Mentre vedo R. riempire i piattini, caricandoli di pasta e pizzette che si innalzano a formare piramidi, nel suo stile un po' trasandato e con gli occhi stanchi perchè ancora attenti dopo una lunga giornata di lavoro, mi viene voglia di rifare un giro per quei locali di Roma che non esistono più. Il Classico, grande e vivo, con più sale capaci di offrire musica di generi diversi, e prima ancora il Bunny's Pub, scuro e nebbioso, quando tra i giovani vigeva ancora la regola di distinguersi su quella di uniformarsi alla massa. R. mi parla di quella Roma che ricerco, di una Roma forse più adatta ai liceali che ad altri. Me ne parla con un mix di desiderio e nostalgia. Essere degli anni '70 e lavorare 8 ore al giorno gliel'ha fatta perdere di vista anche a lui.
Una Roma così variopinta la ricerchiamo in vari ricordi e alla fine la ritroviamo anche in un vecchio amico. Un sessantenne romano verace, di quelli che ti mandano affanculo col sorriso e lo sanno fare tanto bene che vorresti che ti ci mandassero tutti i giorni. Che continuano a mancarti anche dopo anni.
Quei romani lì, a cui il culo gli rode così tanto che alla fine ci fanno l'abitudine e ci convivono quasi con spavalderia, ora mi capita di vederli meno. Forse è semplicemente un caso. Ma questi giovani qui (e per giovani intendo anche i quarantenni d'oggi) hanno perso un po' quella spontaneità. Quella veracità, che mi è sempre piaciuta tanto. Sono ancora concentrati su se stessi ma non fanno più dell'ironia e dell'autoironia. Hanno dimenticato che essere civili a Roma significa anche e soprattutto parlarsi. Mandasse pure affanculo magari, ma in fondo perchè "ce se vole bene".
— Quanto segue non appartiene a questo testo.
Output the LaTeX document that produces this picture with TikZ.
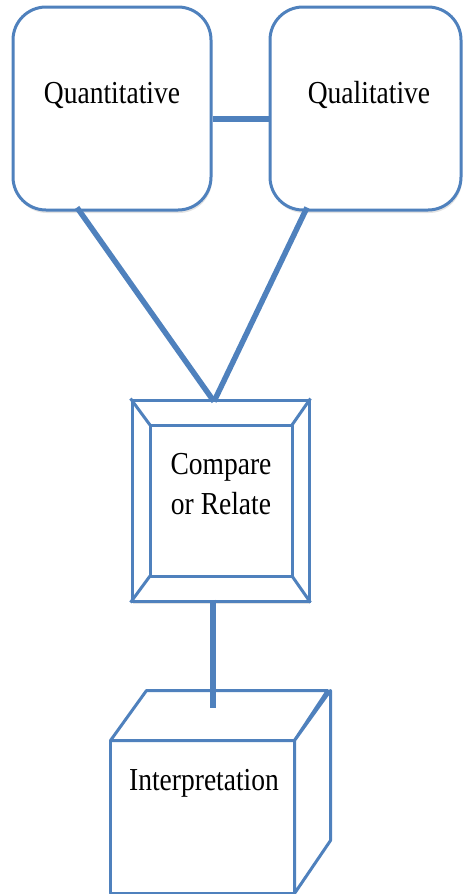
\documentclass[tikz,border=0pt]{standalone}
\usepackage{fontspec}
\setmainfont{Liberation Serif}[FakeStretch=0.86]
\usetikzlibrary{shadows,calc}
\definecolor{lineblue}{RGB}{79,129,189}
\begin{document}
\begin{tikzpicture}[x=1pt,y=-1pt,
  shad/.style={drop shadow={opacity=0.22,shadow xshift=1pt,shadow yshift=-3pt}},
  box/.style={draw=lineblue,line width=3pt,fill=white,rounded corners=33pt,inner sep=0pt,shad},
  sqbox/.style={draw=lineblue,line width=3pt,fill=white,inner sep=0pt},
  conn/.style={draw=lineblue,line width=5.5pt},
  edgeline/.style={draw=lineblue,line width=3pt,line join=round},
  lbl/.style={font=\fontsize{32}{40}\selectfont,inner sep=0pt,align=center}]
\useasboundingbox (0,0) rectangle (463,894);

% top boxes
\node[box,minimum width=198pt,minimum height=203pt] (quant) at (112,108.5) {};
\node[box,minimum width=191pt,minimum height=203pt] (qual) at (365.5,108.5) {};
\node[lbl,anchor=base] (quanttext) at (112,103) {Quantitative};
\node[lbl,anchor=base] (qualtext) at (369,103) {Qualitative};

% bevel box
\node[sqbox,shad,minimum width=177pt,minimum height=201pt] (bevel) at (220.5,500.5) {};
\coordinate (inw) at (150,425);
\coordinate (ine) at (292,425);
\coordinate (ise) at (292,576);
\coordinate (isw) at (150,576);
\draw[edgeline] (inw) -- (ine) -- (ise) -- (isw) -- cycle;
\draw[edgeline] (bevel.north west) -- (inw);
\draw[edgeline] (bevel.north east) -- (ine);
\draw[edgeline] (bevel.south east) -- (ise);
\draw[edgeline] (bevel.south west) -- (isw);
\node[lbl] (beveltext) at (221,484.5) {Compare\\or Relate};

% cube
\node[sqbox,draw=none,minimum width=181pt,minimum height=150pt] (front) at (202.5,817) {};
\draw[edgeline,fill=white] (front.north west) -- ++(36,-50) -- ++(181,0) -- (front.north east) -- cycle;
\draw[edgeline,fill=white] (front.north east) -- ++(36,-50) -- ++(0,150) -- (front.south east) -- cycle;
\draw[edgeline] (front.north west) rectangle (front.south east);
\node[lbl,anchor=base] (cubetext) at (204,790) {Interpretation};
\coordinate (cubetop) at (213,708);

% connectors
\draw[conn] ([yshift=-10.5pt]quant.east) -- ([yshift=-10.5pt]qual.west);
\draw[conn] ([shift={(-35pt,4pt)}]quant.south) -- ([shift={(-6.5pt,-3pt)}]bevel.north);
\draw[conn] ([shift={(-58.5pt,4pt)}]qual.south) -- ([shift={(-6.5pt,-3pt)}]bevel.north);
\draw[conn] ([shift={(-7.5pt,3pt)}]bevel.south) -- (cubetop);
\end{tikzpicture}
\end{document}
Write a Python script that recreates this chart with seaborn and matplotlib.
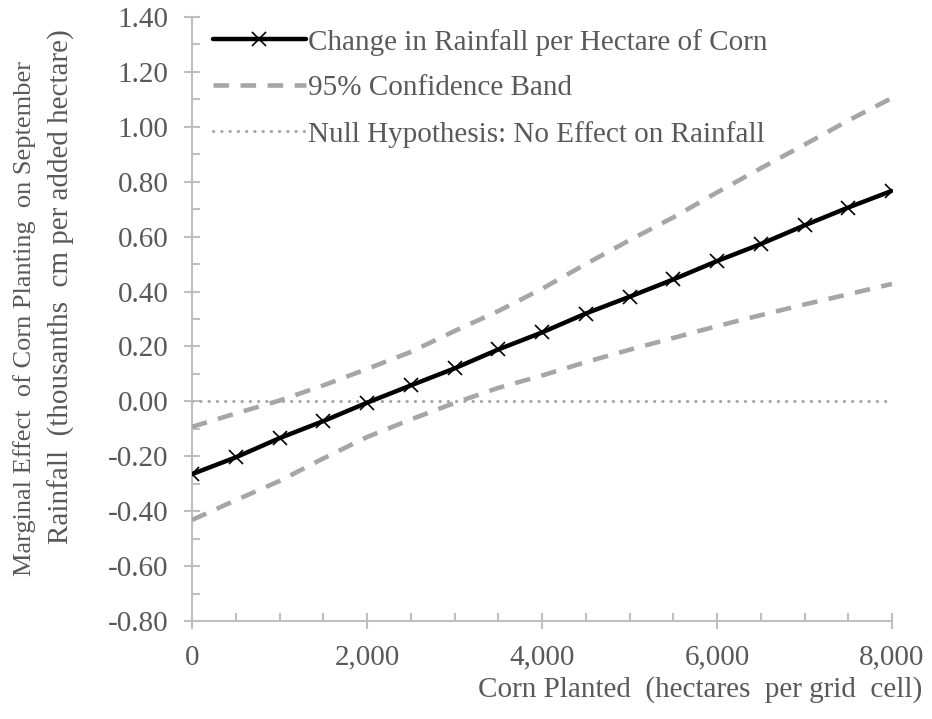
import numpy as np
import pandas as pd
import seaborn as sns
import matplotlib
matplotlib.use("Agg")
import matplotlib.pyplot as plt
from matplotlib.ticker import MultipleLocator, FuncFormatter

# Corn planted (hectares per grid cell)
corn = [0, 500, 1000, 1500, 2000, 2500, 3000, 3500, 4000,
        4500, 5000, 5500, 6000, 6500, 7000, 7500, 8000]
# Marginal effect estimate
effect = [-0.265, -0.204, -0.134, -0.072, -0.005, 0.058, 0.120, 0.189, 0.251,
          0.320, 0.381, 0.444, 0.511, 0.573, 0.641, 0.706, 0.767]
# 95% confidence band
upper = [-0.093, -0.044, 0.003, 0.058, 0.118, 0.180, 0.256, 0.329, 0.410,
         0.500, 0.587, 0.670, 0.761, 0.849, 0.935, 1.023, 1.105]
lower = [-0.432, -0.360, -0.290, -0.208, -0.130, -0.066, -0.006, 0.049, 0.094,
         0.143, 0.188, 0.231, 0.274, 0.314, 0.353, 0.390, 0.428]
# Null hypothesis: no effect
null = [0.0] * len(corn)

sns.set_style("ticks")
plt.rcParams["font.family"] = ["Liberation Serif", "DejaVu Serif"]

text_color = "#595959"
axis_color = "#bfbfbf"
band_color = "#a6a6a6"

df = pd.DataFrame({"corn": corn, "effect": effect, "upper": upper,
                   "lower": lower, "null": null})

fig = plt.figure(figsize=(9.32, 7.19), dpi=100)
ax = fig.add_axes([192 / 932, 1 - 621 / 719, 700 / 932, 604 / 719])

sns.lineplot(data=df, x="corn", y="effect", ax=ax, color="black", linewidth=3.2,
             marker="x", markersize=10, markeredgewidth=1.2,
             markeredgecolor="black", label="Change in Rainfall per Hectare of Corn",
             zorder=4)
sns.lineplot(data=df, x="corn", y="upper", ax=ax, color=band_color, linewidth=3.3,
             label="95% Confidence Band", zorder=3)
sns.lineplot(data=df, x="corn", y="lower", ax=ax, color=band_color, linewidth=3.3,
             zorder=3)
sns.lineplot(data=df, x="corn", y="null", ax=ax, color=band_color, linewidth=2.2,
             label="Null Hypothesis: No Effect on Rainfall", zorder=2)

lines = ax.get_lines()
for ln in lines[1:3]:
    ln.set_dashes([3.4, 2.5])
lines[3].set_dashes([0.1, 2.6])
lines[3].set_dash_capstyle("round")

ax.set_xlim(0, 8000)
ax.set_ylim(-0.8, 1.4)
ax.xaxis.set_major_locator(MultipleLocator(2000))
ax.xaxis.set_minor_locator(MultipleLocator(500))
ax.yaxis.set_major_locator(MultipleLocator(0.2))
ax.yaxis.set_minor_locator(MultipleLocator(0.1))
ax.xaxis.set_major_formatter(FuncFormatter(lambda v, p: f"{v:,.0f}"))
ax.yaxis.set_major_formatter(FuncFormatter(lambda v, p: f"{v:.2f}"))

for side in ["top", "right"]:
    ax.spines[side].set_visible(False)
for side in ["left", "bottom"]:
    ax.spines[side].set_color(axis_color)
    ax.spines[side].set_linewidth(1.5)

ax.tick_params(which="both", left=True, bottom=True, top=False, right=False)
ax.tick_params(which="major", direction="inout", length=12, width=1.5,
               color=axis_color, labelcolor=text_color, labelsize=21)
ax.tick_params(which="minor", direction="in", length=6, width=1.5,
               color=axis_color)
ax.tick_params(axis="y", which="major", pad=11)
ax.tick_params(axis="x", which="major", pad=11)
ax.set_xlabel("")
ax.set_ylabel("")

leg = ax.legend(loc="upper left", bbox_to_anchor=(0.013, 1.0), frameon=False,
                fontsize=21, handlelength=3.2, handletextpad=0.08,
                labelspacing=0.66, borderaxespad=0.0)
for t in leg.get_texts():
    t.set_color(text_color)

fig.text(922 / 932, 1 - 690 / 719, "Corn Planted  (hectares  per grid  cell)",
         ha="right", va="center", fontsize=21, color=text_color)
fig.text(25 / 932, 1 - 318 / 719,
         "Marginal Effect  of Corn Planting  on September",
         ha="center", va="center", rotation=90, fontsize=19,
         color=text_color)
fig.text(61 / 932, 1 - 287 / 719,
         "Rainfall  (thousanths  cm per added hectare)",
         ha="center", va="center", rotation=90, fontsize=21,
         color=text_color)

fig.savefig("out.png", dpi=100, facecolor="white")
Allora dopo essere rientrata a Roma, dopo qualche giorno a Napoli, mi viene un po' di tristezza.
A Napoli quell'atmosfera lì non solo l'ho respirata ma l'ho sentita sulla pelle. Ora, appena posso, mi voglio fare un giro a Garbatella. Sia mai che incontro una vecchietta con cui lamentarmi del traffico.